The original reason gold mines used gold hedging was to protect a portion of their cash flow in the event that the gold price dropped without warning. This way they could still pay their operating expenses.
Gold mines use to hedge 10% of their annual gold production however, in recent times some major gold mines have hedged as much as 300% of their annual gold production. Which is a very large bet that the price of gold is going to go down! If that bet turns out to be wrong and there is a rapid spike in the gold price they could actually go bankrupt!
It seems many of the large gold mining companies are rapidly changing their bets by moving from Gold Hedging to Gold De-Hedging as they prepare for what lies ahead in this gold bull market.
GFMS who claim to be the world's foremost precious metals consultancy, specialising in research into the global gold markets, has released its annual review called Gold Survey 2005.
GFMS says gold hedging slumped to a 10 year low of 1,779 tonnes in 2004. Although the rate of gold de-hedging would slow in 2005, the trend would continue to support gold price surges above $454/oz, GFMS said.
Commenting on future gold hedging trends, GFMS said that in 2005 a further 280 to 300 tonnes of gold would be de-hedged either by buying back positions or non renewal of gold hedging contracts. “There was an estimated 532 tonnes of de-hedging versus 90 tonnes of new gold hedging,” GFMS said.
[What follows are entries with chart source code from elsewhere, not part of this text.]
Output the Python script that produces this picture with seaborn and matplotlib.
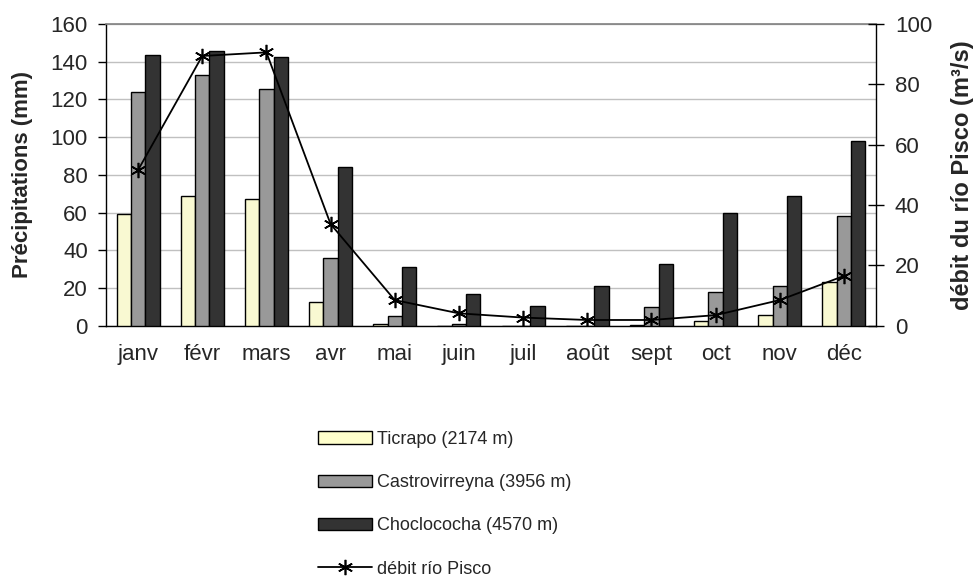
import matplotlib

matplotlib.use('Agg')
import matplotlib.pyplot as plt
from matplotlib.lines import Line2D
from matplotlib.patches import Patch
import numpy as np
import pandas as pd
import seaborn as sns

# month labels and values
mois = ['janv', 'févr', 'mars', 'avr', 'mai', 'juin', 'juil', 'août', 'sept', 'oct', 'nov', 'déc']
stations = ['Ticrapo (2174 m)', 'Castrovirreyna (3956 m)', 'Choclococha (4570 m)']
ticrapo = [59, 69, 67, 12.5, 1, 0, 0, 0, 0.5, 2.7, 5.5, 23.4]
castrovirreyna = [124, 133, 125.5, 36, 5.3, 1, 0, 0, 9.8, 18, 21.3, 58.3]
choclococha = [143.4, 145.7, 142.5, 84, 31, 17, 10.6, 21.3, 32.8, 59.6, 69, 98]
debit = [51.6, 89.4, 90.6, 33.7, 8.5, 4.1, 2.7, 1.9, 1.9, 3.5, 8.5, 16.5]
couleurs = ['#FFFFCC', '#999999', '#333333']

sns.set_style('white')
plt.rcParams['font.family'] = ['Liberation Sans', 'DejaVu Sans']

df = pd.DataFrame({
    'mois': mois * 3,
    'station': np.repeat(stations, 12),
    'pluie': ticrapo + castrovirreyna + choclococha,
})

fig, ax = plt.subplots(figsize=(9.75, 5.77), dpi=100)
fig.subplots_adjust(left=0.1087, right=0.8985, top=0.9584, bottom=0.4355)

sns.barplot(data=df, x='mois', y='pluie', hue='station', palette=couleurs,
            width=0.67, edgecolor='black', linewidth=1, ax=ax, legend=False,
            zorder=3)

ax.set_xlim(-0.5, 11.5)
ax.set_ylim(0, 160)
ax.set_yticks(np.arange(0, 161, 20))
ax.yaxis.grid(True, color='#c0c0c0', linewidth=1, zorder=0)
ax.set_axisbelow(True)
ax.set_xlabel('')
ax.set_ylabel('Précipitations (mm)', fontsize=16, fontweight='bold', labelpad=13)

# ticks between months
ax.set_xticks(np.arange(-0.5, 12, 1), minor=True)
ax.tick_params(axis='x', which='major', length=0, pad=13, labelsize=16)
ax.tick_params(axis='x', which='minor', length=6, width=1, color='black', direction='out')
ax.tick_params(axis='y', length=6, width=1, color='black', direction='out', pad=7, labelsize=16, left=True)

for s in ['left', 'bottom', 'right']:
    ax.spines[s].set_color('black')
    ax.spines[s].set_linewidth(1)
ax.spines['top'].set_color('#808080')
ax.spines['top'].set_linewidth(1.2)

ax2 = ax.twinx()
ax2.plot(np.arange(12), debit, color='black', linewidth=1.3, marker=(6, 2, 0),
         markersize=11, markeredgewidth=1.2, zorder=5)
ax2.set_ylim(0, 100)
ax2.set_yticks(np.arange(0, 101, 20))
ax2.tick_params(axis='y', length=11, width=1, color='black', direction='inout', pad=8, labelsize=16)
ax2.set_ylabel('débit du río Pisco (m³/s)', fontsize=17, fontweight='bold', labelpad=14)
for s in ax2.spines.values():
    s.set_visible(False)

handles = [Patch(facecolor=c, edgecolor='black', linewidth=1) for c in couleurs]
handles.append(Line2D([0], [0], color='black', linewidth=1.3, marker=(6, 2, 0),
                      markersize=11, markeredgewidth=1.2))
labels = stations + ['débit río Pisco']
fig.legend(handles, labels, loc='upper left', bbox_to_anchor=(0.326, 0.253),
           frameon=False, fontsize=13, handlelength=3.0, handleheight=0.7,
           handletextpad=0.3, labelspacing=1.45, borderpad=0, borderaxespad=0)

fig.savefig('out.png', dpi=100)
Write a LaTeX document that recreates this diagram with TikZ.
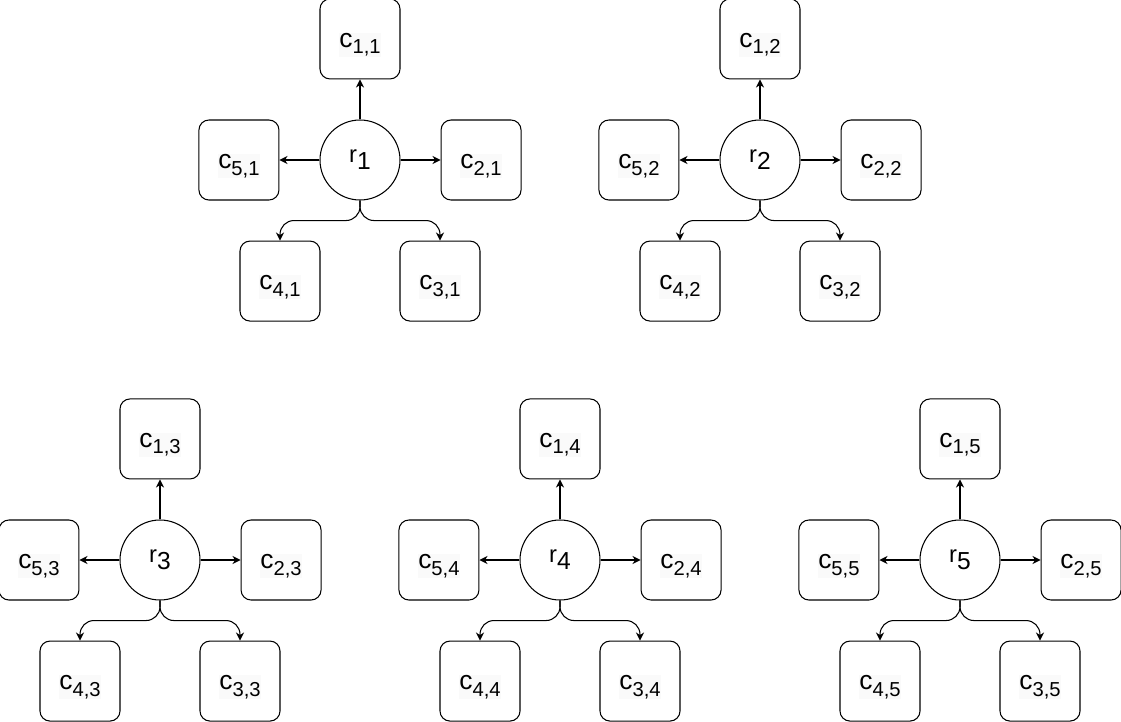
\documentclass[tikz,border=0pt]{standalone}
\usepackage{fontspec}
\setmainfont{Liberation Sans}
\usetikzlibrary{arrows.meta,positioning}
\definecolor{txtbg}{HTML}{FAFAFA}

% box label c_{i,k} and circle label r_k
\newcommand{\clab}[2]{\setlength{\fboxsep}{0pt}\colorbox{txtbg}{\strut{\fontsize{15}{17}\selectfont c}\raisebox{-3.8pt}{\fontsize{11.5}{13}\selectfont #1,#2}}}
\newcommand{\rlab}[1]{{\fontsize{13.5}{15}\selectfont r\raisebox{-4pt}{\fontsize{14}{16}\selectfont #1}}}

\begin{document}
\begin{tikzpicture}[
  >={Stealth[length=4.6pt,width=4.6pt]},
  cbox/.style={draw, rounded corners=0.2cm, minimum width=1.6cm, minimum height=1.6cm,
               inner sep=0pt, line width=0.6pt, text height=12.5pt, text depth=3pt},
  rnode/.style={draw, circle, minimum size=1.6cm, inner sep=0pt, line width=0.6pt},
  arr/.style={->, line width=0.6pt},
  curvarr/.style={->, line width=0.6pt, rounded corners=0.28cm},
]
\useasboundingbox (0,0) rectangle (22.42,-14.42);

\foreach \k/\cx/\cy in {1/7.2/-3.2, 2/15.2/-3.2, 3/3.2/-11.2, 4/11.2/-11.2, 5/19.2/-11.2}{
  \node[rnode] (r\k) at (\cx,\cy) {\rlab{\k}};
  \node[cbox, above=0.8cm of r\k] (c1\k) {\clab{1}{\k}};
  \node[cbox, right=0.8cm of r\k] (c2\k) {\clab{2}{\k}};
  \node[cbox, below=0.8cm of r\k, xshift=1.6cm]  (c3\k) {\clab{3}{\k}};
  \node[cbox, below=0.8cm of r\k, xshift=-1.6cm] (c4\k) {\clab{4}{\k}};
  \node[cbox, left=0.8cm of r\k]  (c5\k) {\clab{5}{\k}};

  \draw[arr] (r\k) -- (c1\k);
  \draw[arr] (r\k) -- (c2\k);
  \draw[arr] (r\k) -- (c5\k);
  \draw[curvarr] (r\k.south) -- ++(0,-0.4) -| (c3\k.north);
  \draw[curvarr] (r\k.south) -- ++(0,-0.4) -| (c4\k.north);
}

\end{tikzpicture}
\end{document}
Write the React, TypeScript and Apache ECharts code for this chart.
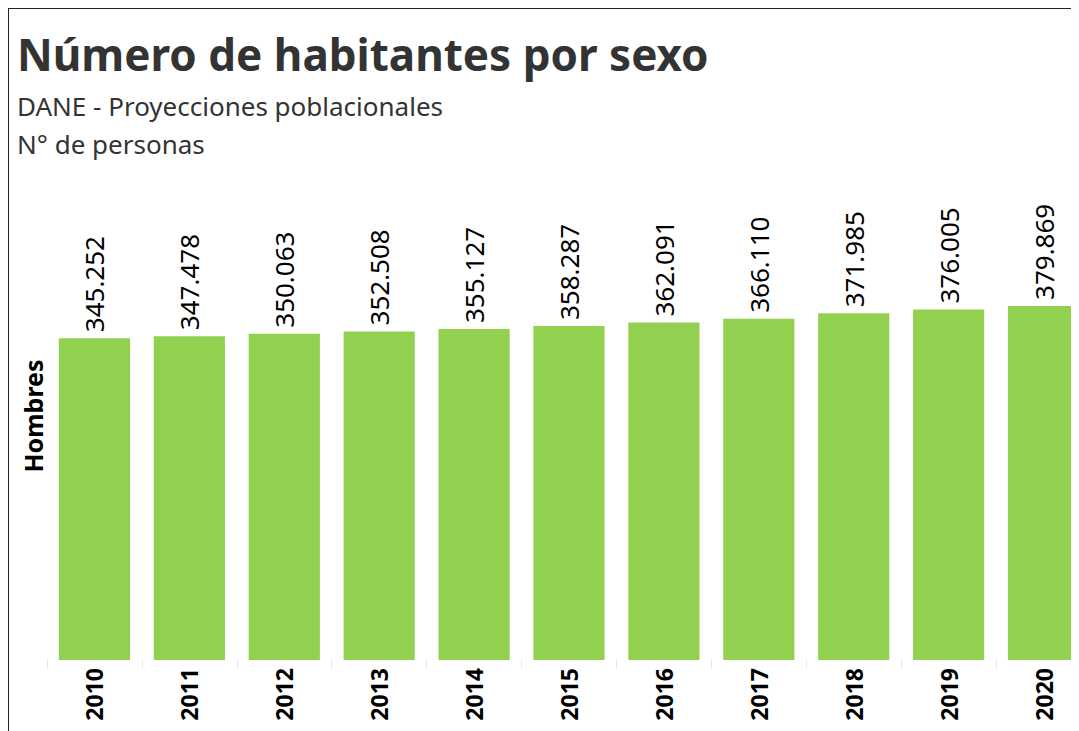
import React, { useEffect, useRef } from "react";
import * as echarts from "echarts";

const years = ["2010", "2011", "2012", "2013", "2014", "2015", "2016", "2017", "2018", "2019", "2020"];
const hombres = [345252, 347478, 350063, 352508, 355127, 358287, 362091, 366110, 371985, 376005, 379869];
const titleText = "Número de habitantes por sexo";
const subtitle1 = "DANE - Proyecciones poblacionales";
const subtitle2 = "N° de personas";
const axisName = "Hombres";

const fmt = (v: number) => v.toLocaleString("en-US").replace(/,/g, ".");

export default function App() {
  const ref = useRef<HTMLDivElement>(null);
  useEffect(() => {
    document.body.style.overflow = "hidden";
    document.documentElement.style.overflow = "hidden";
    const chart = echarts.init(ref.current!, null, { renderer: "svg" });
    const font = "'Noto Sans', 'Open Sans', sans-serif";
    chart.setOption({
      animation: false,
      textStyle: { fontFamily: font },
      title: [
        { text: titleText, left: 8, top: 23, padding: 0, textStyle: { fontSize: 44, fontWeight: "bold", color: "#333", fontFamily: font } },
        { text: subtitle1, left: 8, top: 84, padding: 0, textStyle: { fontSize: 26, fontWeight: "normal", color: "#333", fontFamily: font } },
        { text: subtitle2, left: 8, top: 122, padding: 0, textStyle: { fontSize: 26, fontWeight: "normal", color: "#333", fontFamily: font } },
      ],
      graphic: [
        {
          type: "text",
          x: 24,
          y: 407,
          rotation: Math.PI / 2,
          style: {
            text: axisName,
            fontSize: 25,
            fontWeight: "bold",
            fontFamily: font,
            fill: "#000",
            textAlign: "center",
            textVerticalAlign: "middle",
          },
        },
      ],
      grid: { left: 38, right: 0, top: 185, bottom: 71, containLabel: false, outerBoundsMode: "none" },
      xAxis: {
        type: "category",
        data: years,
        axisLine: { show: false },
        axisTick: { show: true, length: 8, lineStyle: { color: "#e6e6e6", width: 1 } },
        axisLabel: { rotate: 90, fontSize: 23, fontWeight: "bold", color: "#000", margin: 8, fontFamily: font },
      },
      yAxis: {
        type: "value",
        min: 0,
        max: 500000,
        axisLine: { show: false },
        axisTick: { show: false },
        axisLabel: { show: false },
        splitLine: { show: false },
      },
      series: [
        {
          type: "bar",
          data: hombres,
          barWidth: "75%",
          itemStyle: { color: "#92D050" },
          label: {
            show: true,
            position: "top",
            rotate: 90,
            align: "left",
            verticalAlign: "middle",
            distance: 6,
            fontSize: 26,
            color: "#000",
            fontFamily: font,
            formatter: (p: any) => fmt(p.value),
          },
        },
      ],
    });
    return () => chart.dispose();
  }, []);
  return (
    <div
      ref={ref}
      style={{
        width: 1082,
        height: 722,
        borderLeft: "1px solid #222",
        borderTop: "1px solid #222",
      }}
    />
  );
}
“While this figure suggests that the peak in gold de-hedging has already passed, at around 300 tonnes, gold de-hedging should continue to provide an important support for the gold price this year, especially on dips where buy backs could soak up lost gold demand during periods of weaker investor interest,” GFMS said.
The following large gold companies have been rapidly de-hedging in 2005:
AngloGold Ashanti has reduced gold hedging by 23%
Australia’s Sons of Gwalia has reduced gold hedging by 12%
Barrick Gold has reduced gold hedging by 12%
Placer Dome has reduced gold hedging by 10%
Newcrest has reduced gold hedging by 8%
It is wise to avoid mega gold hedging companies like Barrick Gold like the plague when selecting gold stocks in a gold bull market.